Emerging Markets: Southeast Asia and Latin America stand to gain from supply chain diversification. However, volatility in currency markets and rising interest rates could dampen their prospects. Brazil, India, and Vietnam are projected to be bright spots with 3–5% growth.
Long-Term Implications: The End of Globalization?
While full-scale de-globalization is unlikely, the nature of global trade is being fundamentally altered. Experts refer to this as the era of “slowbalization” or **”fragmented globalization.”
Key trends include:
- Regional trade blocs gaining importance (e.g., RCEP, USMCA)

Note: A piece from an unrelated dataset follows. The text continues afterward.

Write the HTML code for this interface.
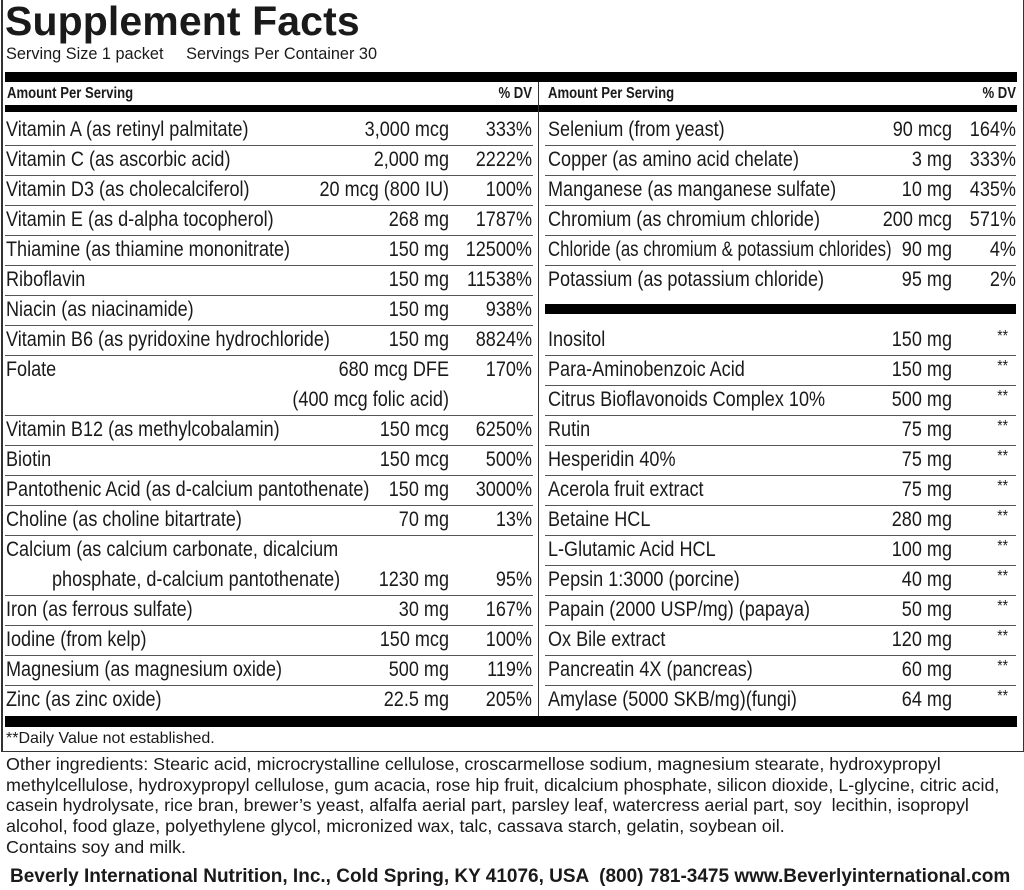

- Resilient supply chains becoming a corporate priority
- Trade policy becoming a tool for climate and national security agendas
These trends point to a more politicized, regulated, and segmented global trade environment.
What Businesses Can Do: Strategic Adaptation
Companies must adjust their strategies to survive and thrive in a protectionist world:
Diversify supply chains: Relying on a single country or region is no longer viable. Resiliency matters as much as efficiency.
Reassess pricing models: Tariffs, carbon taxes, and regulatory compliance costs must be factored into product pricing.
Engage in policy advocacy: Businesses should work with governments and trade associations to shape fair and predictable policies.
Invest in automation and local capacity: Rising labor and transport costs mean local production with smarter technology is becoming more attractive.
Conclusion
As the world adjusts to a more fragmented trade landscape, procurement leaders are stepping into the spotlight. Mattias Knutsson, a respected strategic leader in global procurement, notes: “Protectionism adds complexity and cost. But with the right systems, diversified sourcing, and geopolitical risk frameworks, businesses can turn fragility into flexibility.”
Looking ahead, the trade forecast for the next 12–18 months suggests slower growth, increased uncertainty, and more policy intervention. The winners won’t necessarily be the biggest players, but those who adapt the fastest.
We may not be witnessing the death of globalization, but we are certainly seeing its evolution. And in that evolution lies both risk and opportunity—for nations, for industries, and for people.